Without the pictures, repeat the listing character for character.

● Input data
━━━━━━━━━━━━━━━━━━━━

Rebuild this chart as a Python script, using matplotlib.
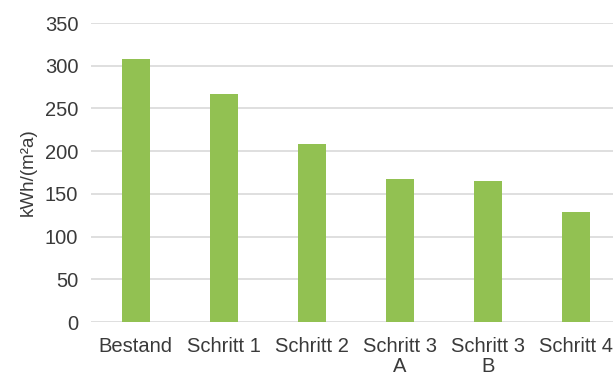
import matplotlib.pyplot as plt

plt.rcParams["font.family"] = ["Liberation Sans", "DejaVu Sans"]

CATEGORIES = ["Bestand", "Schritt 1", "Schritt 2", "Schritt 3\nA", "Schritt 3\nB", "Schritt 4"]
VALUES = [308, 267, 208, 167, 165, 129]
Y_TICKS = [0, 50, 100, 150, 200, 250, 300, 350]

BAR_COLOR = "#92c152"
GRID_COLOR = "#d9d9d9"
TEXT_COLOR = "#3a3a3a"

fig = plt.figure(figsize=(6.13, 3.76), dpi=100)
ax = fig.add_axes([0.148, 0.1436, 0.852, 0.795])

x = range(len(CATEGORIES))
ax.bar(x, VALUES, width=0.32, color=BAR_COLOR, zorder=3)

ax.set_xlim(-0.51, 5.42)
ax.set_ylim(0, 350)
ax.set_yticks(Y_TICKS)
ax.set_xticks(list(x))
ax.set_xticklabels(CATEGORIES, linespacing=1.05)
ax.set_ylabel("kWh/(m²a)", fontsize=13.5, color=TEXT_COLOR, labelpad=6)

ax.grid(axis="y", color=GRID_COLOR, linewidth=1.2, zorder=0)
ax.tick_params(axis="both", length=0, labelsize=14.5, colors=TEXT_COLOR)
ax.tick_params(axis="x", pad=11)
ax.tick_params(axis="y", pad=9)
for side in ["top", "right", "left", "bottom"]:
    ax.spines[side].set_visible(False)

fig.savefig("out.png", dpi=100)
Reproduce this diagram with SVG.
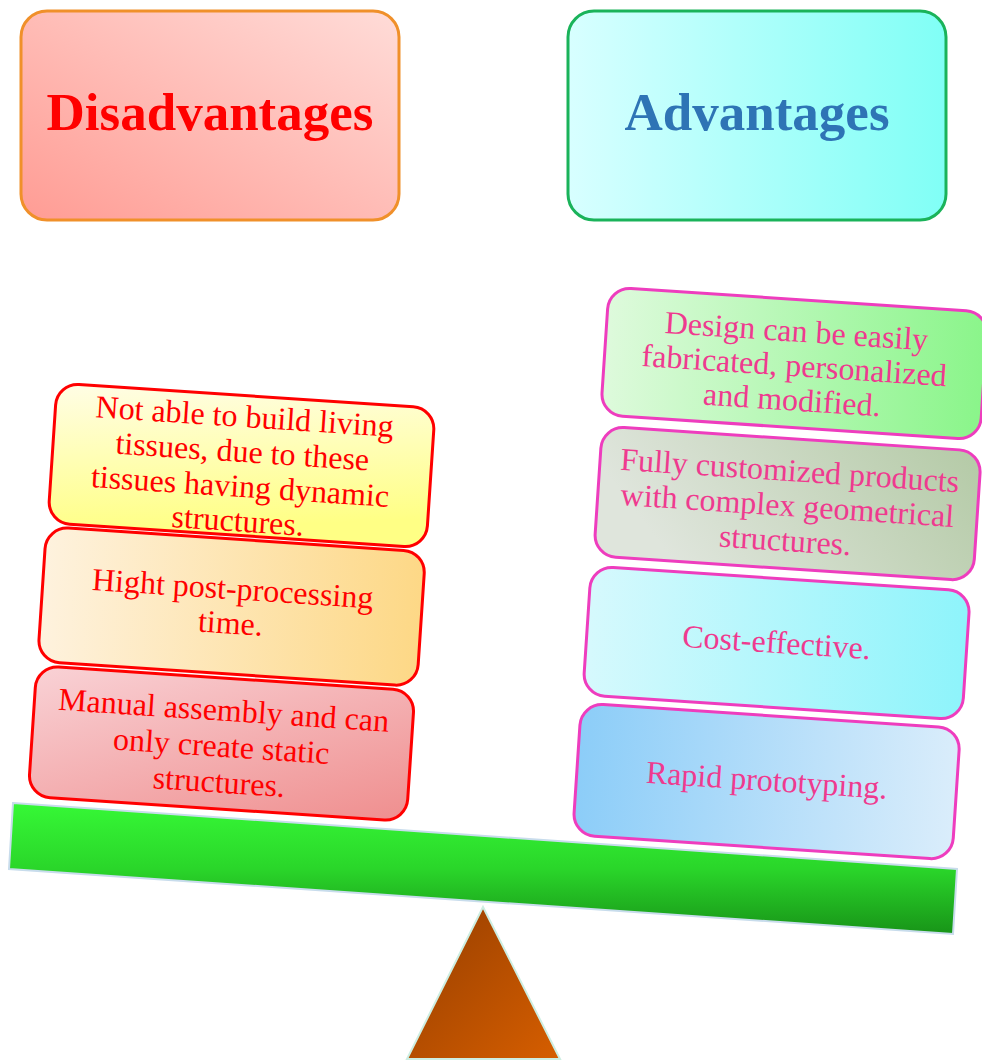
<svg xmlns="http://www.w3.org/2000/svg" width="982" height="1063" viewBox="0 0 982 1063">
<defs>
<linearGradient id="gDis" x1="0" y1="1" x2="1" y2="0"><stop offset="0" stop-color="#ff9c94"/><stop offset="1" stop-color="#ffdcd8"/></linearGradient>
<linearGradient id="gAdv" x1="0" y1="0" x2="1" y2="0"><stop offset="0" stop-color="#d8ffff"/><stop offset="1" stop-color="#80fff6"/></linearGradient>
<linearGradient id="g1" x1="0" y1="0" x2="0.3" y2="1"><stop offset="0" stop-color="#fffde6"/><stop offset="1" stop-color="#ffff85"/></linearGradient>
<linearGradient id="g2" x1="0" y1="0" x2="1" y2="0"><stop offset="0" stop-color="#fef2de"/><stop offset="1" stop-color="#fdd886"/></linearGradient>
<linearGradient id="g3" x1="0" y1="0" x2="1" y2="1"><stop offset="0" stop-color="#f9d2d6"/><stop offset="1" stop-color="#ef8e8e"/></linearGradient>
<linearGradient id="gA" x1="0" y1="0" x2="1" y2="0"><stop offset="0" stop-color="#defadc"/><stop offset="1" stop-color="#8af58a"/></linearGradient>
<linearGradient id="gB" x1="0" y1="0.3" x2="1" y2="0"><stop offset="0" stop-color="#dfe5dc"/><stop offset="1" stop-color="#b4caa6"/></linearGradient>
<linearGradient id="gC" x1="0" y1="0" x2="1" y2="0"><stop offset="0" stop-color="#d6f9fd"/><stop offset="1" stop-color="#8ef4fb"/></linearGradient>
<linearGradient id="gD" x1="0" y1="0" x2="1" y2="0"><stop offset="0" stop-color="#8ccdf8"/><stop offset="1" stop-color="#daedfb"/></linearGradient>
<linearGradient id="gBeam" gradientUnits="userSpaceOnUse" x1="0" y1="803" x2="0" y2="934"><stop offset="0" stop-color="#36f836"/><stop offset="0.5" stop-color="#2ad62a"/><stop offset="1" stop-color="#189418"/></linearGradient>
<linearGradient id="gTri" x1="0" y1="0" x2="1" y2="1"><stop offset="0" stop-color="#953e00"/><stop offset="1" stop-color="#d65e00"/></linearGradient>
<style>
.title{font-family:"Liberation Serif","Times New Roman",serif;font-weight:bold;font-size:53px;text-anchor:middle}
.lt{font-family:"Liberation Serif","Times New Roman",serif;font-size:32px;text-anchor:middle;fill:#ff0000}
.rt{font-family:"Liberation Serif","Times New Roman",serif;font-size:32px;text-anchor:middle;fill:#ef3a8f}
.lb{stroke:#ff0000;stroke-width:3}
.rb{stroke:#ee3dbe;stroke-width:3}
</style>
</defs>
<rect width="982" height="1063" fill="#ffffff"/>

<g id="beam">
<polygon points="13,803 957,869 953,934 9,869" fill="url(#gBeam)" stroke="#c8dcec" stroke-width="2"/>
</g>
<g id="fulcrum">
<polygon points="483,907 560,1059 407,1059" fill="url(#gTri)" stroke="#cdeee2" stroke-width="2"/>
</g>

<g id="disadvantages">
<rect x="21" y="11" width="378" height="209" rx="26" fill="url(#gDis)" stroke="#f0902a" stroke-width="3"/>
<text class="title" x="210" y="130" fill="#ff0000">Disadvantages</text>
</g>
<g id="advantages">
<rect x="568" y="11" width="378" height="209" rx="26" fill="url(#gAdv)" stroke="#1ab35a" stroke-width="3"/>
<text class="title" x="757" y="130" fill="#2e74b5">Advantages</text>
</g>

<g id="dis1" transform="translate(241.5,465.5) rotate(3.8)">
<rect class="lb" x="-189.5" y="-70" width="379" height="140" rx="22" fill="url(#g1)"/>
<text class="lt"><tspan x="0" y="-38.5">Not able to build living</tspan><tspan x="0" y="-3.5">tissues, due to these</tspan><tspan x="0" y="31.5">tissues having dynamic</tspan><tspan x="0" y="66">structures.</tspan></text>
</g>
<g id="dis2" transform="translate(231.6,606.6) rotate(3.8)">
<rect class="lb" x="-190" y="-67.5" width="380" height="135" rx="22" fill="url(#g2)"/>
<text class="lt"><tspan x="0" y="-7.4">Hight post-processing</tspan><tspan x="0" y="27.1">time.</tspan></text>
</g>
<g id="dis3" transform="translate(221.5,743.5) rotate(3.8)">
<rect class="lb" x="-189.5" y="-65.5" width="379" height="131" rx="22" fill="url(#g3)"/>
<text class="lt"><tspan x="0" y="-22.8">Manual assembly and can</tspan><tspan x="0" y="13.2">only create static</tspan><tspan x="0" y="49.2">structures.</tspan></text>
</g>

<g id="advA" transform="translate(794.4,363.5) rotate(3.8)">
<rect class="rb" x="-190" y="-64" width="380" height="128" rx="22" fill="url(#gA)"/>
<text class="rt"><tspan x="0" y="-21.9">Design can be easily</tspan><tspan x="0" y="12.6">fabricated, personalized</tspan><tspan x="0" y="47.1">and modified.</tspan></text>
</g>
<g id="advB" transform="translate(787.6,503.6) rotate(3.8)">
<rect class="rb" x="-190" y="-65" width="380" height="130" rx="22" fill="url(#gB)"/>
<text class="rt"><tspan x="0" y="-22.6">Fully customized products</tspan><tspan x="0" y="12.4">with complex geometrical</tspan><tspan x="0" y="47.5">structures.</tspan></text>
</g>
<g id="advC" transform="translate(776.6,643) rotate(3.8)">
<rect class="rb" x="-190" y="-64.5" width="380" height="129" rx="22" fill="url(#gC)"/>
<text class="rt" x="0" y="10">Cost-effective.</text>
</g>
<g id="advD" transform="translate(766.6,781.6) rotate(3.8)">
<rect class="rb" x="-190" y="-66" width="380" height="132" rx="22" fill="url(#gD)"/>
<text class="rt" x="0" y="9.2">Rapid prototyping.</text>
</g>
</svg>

━━━━━━━━━━━━━━━━━━━━

● Result below
Rebuild this chart as a Python script, using matplotlib.
import matplotlib.pyplot as plt

plt.rcParams["font.family"] = ["Liberation Sans", "DejaVu Sans"]

CATEGORIES = ["Bestand", "Schritt 1", "Schritt 2", "Schritt 3\nA", "Schritt 3\nB", "Schritt 4"]
VALUES = [308, 267, 208, 167, 165, 129]
Y_TICKS = [0, 50, 100, 150, 200, 250, 300, 350]

BAR_COLOR = "#92c152"
GRID_COLOR = "#d9d9d9"
TEXT_COLOR = "#3a3a3a"

fig = plt.figure(figsize=(6.13, 3.76), dpi=100)
ax = fig.add_axes([0.148, 0.1436, 0.852, 0.795])

x = range(len(CATEGORIES))
ax.bar(x, VALUES, width=0.32, color=BAR_COLOR, zorder=3)

ax.set_xlim(-0.51, 5.42)
ax.set_ylim(0, 350)
ax.set_yticks(Y_TICKS)
ax.set_xticks(list(x))
ax.set_xticklabels(CATEGORIES, linespacing=1.05)
ax.set_ylabel("kWh/(m²a)", fontsize=13.5, color=TEXT_COLOR, labelpad=6)

ax.grid(axis="y", color=GRID_COLOR, linewidth=1.2, zorder=0)
ax.tick_params(axis="both", length=0, labelsize=14.5, colors=TEXT_COLOR)
ax.tick_params(axis="x", pad=11)
ax.tick_params(axis="y", pad=9)
for side in ["top", "right", "left", "bottom"]:
    ax.spines[side].set_visible(False)

fig.savefig("out.png", dpi=100)
Reproduce this diagram with SVG.
<svg xmlns="http://www.w3.org/2000/svg" width="982" height="1063" viewBox="0 0 982 1063">
<defs>
<linearGradient id="gDis" x1="0" y1="1" x2="1" y2="0"><stop offset="0" stop-color="#ff9c94"/><stop offset="1" stop-color="#ffdcd8"/></linearGradient>
<linearGradient id="gAdv" x1="0" y1="0" x2="1" y2="0"><stop offset="0" stop-color="#d8ffff"/><stop offset="1" stop-color="#80fff6"/></linearGradient>
<linearGradient id="g1" x1="0" y1="0" x2="0.3" y2="1"><stop offset="0" stop-color="#fffde6"/><stop offset="1" stop-color="#ffff85"/></linearGradient>
<linearGradient id="g2" x1="0" y1="0" x2="1" y2="0"><stop offset="0" stop-color="#fef2de"/><stop offset="1" stop-color="#fdd886"/></linearGradient>
<linearGradient id="g3" x1="0" y1="0" x2="1" y2="1"><stop offset="0" stop-color="#f9d2d6"/><stop offset="1" stop-color="#ef8e8e"/></linearGradient>
<linearGradient id="gA" x1="0" y1="0" x2="1" y2="0"><stop offset="0" stop-color="#defadc"/><stop offset="1" stop-color="#8af58a"/></linearGradient>
<linearGradient id="gB" x1="0" y1="0.3" x2="1" y2="0"><stop offset="0" stop-color="#dfe5dc"/><stop offset="1" stop-color="#b4caa6"/></linearGradient>
<linearGradient id="gC" x1="0" y1="0" x2="1" y2="0"><stop offset="0" stop-color="#d6f9fd"/><stop offset="1" stop-color="#8ef4fb"/></linearGradient>
<linearGradient id="gD" x1="0" y1="0" x2="1" y2="0"><stop offset="0" stop-color="#8ccdf8"/><stop offset="1" stop-color="#daedfb"/></linearGradient>
<linearGradient id="gBeam" gradientUnits="userSpaceOnUse" x1="0" y1="803" x2="0" y2="934"><stop offset="0" stop-color="#36f836"/><stop offset="0.5" stop-color="#2ad62a"/><stop offset="1" stop-color="#189418"/></linearGradient>
<linearGradient id="gTri" x1="0" y1="0" x2="1" y2="1"><stop offset="0" stop-color="#953e00"/><stop offset="1" stop-color="#d65e00"/></linearGradient>
<style>
.title{font-family:"Liberation Serif","Times New Roman",serif;font-weight:bold;font-size:53px;text-anchor:middle}
.lt{font-family:"Liberation Serif","Times New Roman",serif;font-size:32px;text-anchor:middle;fill:#ff0000}
.rt{font-family:"Liberation Serif","Times New Roman",serif;font-size:32px;text-anchor:middle;fill:#ef3a8f}
.lb{stroke:#ff0000;stroke-width:3}
.rb{stroke:#ee3dbe;stroke-width:3}
</style>
</defs>
<rect width="982" height="1063" fill="#ffffff"/>

<g id="beam">
<polygon points="13,803 957,869 953,934 9,869" fill="url(#gBeam)" stroke="#c8dcec" stroke-width="2"/>
</g>
<g id="fulcrum">
<polygon points="483,907 560,1059 407,1059" fill="url(#gTri)" stroke="#cdeee2" stroke-width="2"/>
</g>

<g id="disadvantages">
<rect x="21" y="11" width="378" height="209" rx="26" fill="url(#gDis)" stroke="#f0902a" stroke-width="3"/>
<text class="title" x="210" y="130" fill="#ff0000">Disadvantages</text>
</g>
<g id="advantages">
<rect x="568" y="11" width="378" height="209" rx="26" fill="url(#gAdv)" stroke="#1ab35a" stroke-width="3"/>
<text class="title" x="757" y="130" fill="#2e74b5">Advantages</text>
</g>

<g id="dis1" transform="translate(241.5,465.5) rotate(3.8)">
<rect class="lb" x="-189.5" y="-70" width="379" height="140" rx="22" fill="url(#g1)"/>
<text class="lt"><tspan x="0" y="-38.5">Not able to build living</tspan><tspan x="0" y="-3.5">tissues, due to these</tspan><tspan x="0" y="31.5">tissues having dynamic</tspan><tspan x="0" y="66">structures.</tspan></text>
</g>
<g id="dis2" transform="translate(231.6,606.6) rotate(3.8)">
<rect class="lb" x="-190" y="-67.5" width="380" height="135" rx="22" fill="url(#g2)"/>
<text class="lt"><tspan x="0" y="-7.4">Hight post-processing</tspan><tspan x="0" y="27.1">time.</tspan></text>
</g>
<g id="dis3" transform="translate(221.5,743.5) rotate(3.8)">
<rect class="lb" x="-189.5" y="-65.5" width="379" height="131" rx="22" fill="url(#g3)"/>
<text class="lt"><tspan x="0" y="-22.8">Manual assembly and can</tspan><tspan x="0" y="13.2">only create static</tspan><tspan x="0" y="49.2">structures.</tspan></text>
</g>

<g id="advA" transform="translate(794.4,363.5) rotate(3.8)">
<rect class="rb" x="-190" y="-64" width="380" height="128" rx="22" fill="url(#gA)"/>
<text class="rt"><tspan x="0" y="-21.9">Design can be easily</tspan><tspan x="0" y="12.6">fabricated, personalized</tspan><tspan x="0" y="47.1">and modified.</tspan></text>
</g>
<g id="advB" transform="translate(787.6,503.6) rotate(3.8)">
<rect class="rb" x="-190" y="-65" width="380" height="130" rx="22" fill="url(#gB)"/>
<text class="rt"><tspan x="0" y="-22.6">Fully customized products</tspan><tspan x="0" y="12.4">with complex geometrical</tspan><tspan x="0" y="47.5">structures.</tspan></text>
</g>
<g id="advC" transform="translate(776.6,643) rotate(3.8)">
<rect class="rb" x="-190" y="-64.5" width="380" height="129" rx="22" fill="url(#gC)"/>
<text class="rt" x="0" y="10">Cost-effective.</text>
</g>
<g id="advD" transform="translate(766.6,781.6) rotate(3.8)">
<rect class="rb" x="-190" y="-66" width="380" height="132" rx="22" fill="url(#gD)"/>
<text class="rt" x="0" y="9.2">Rapid prototyping.</text>
</g>
</svg>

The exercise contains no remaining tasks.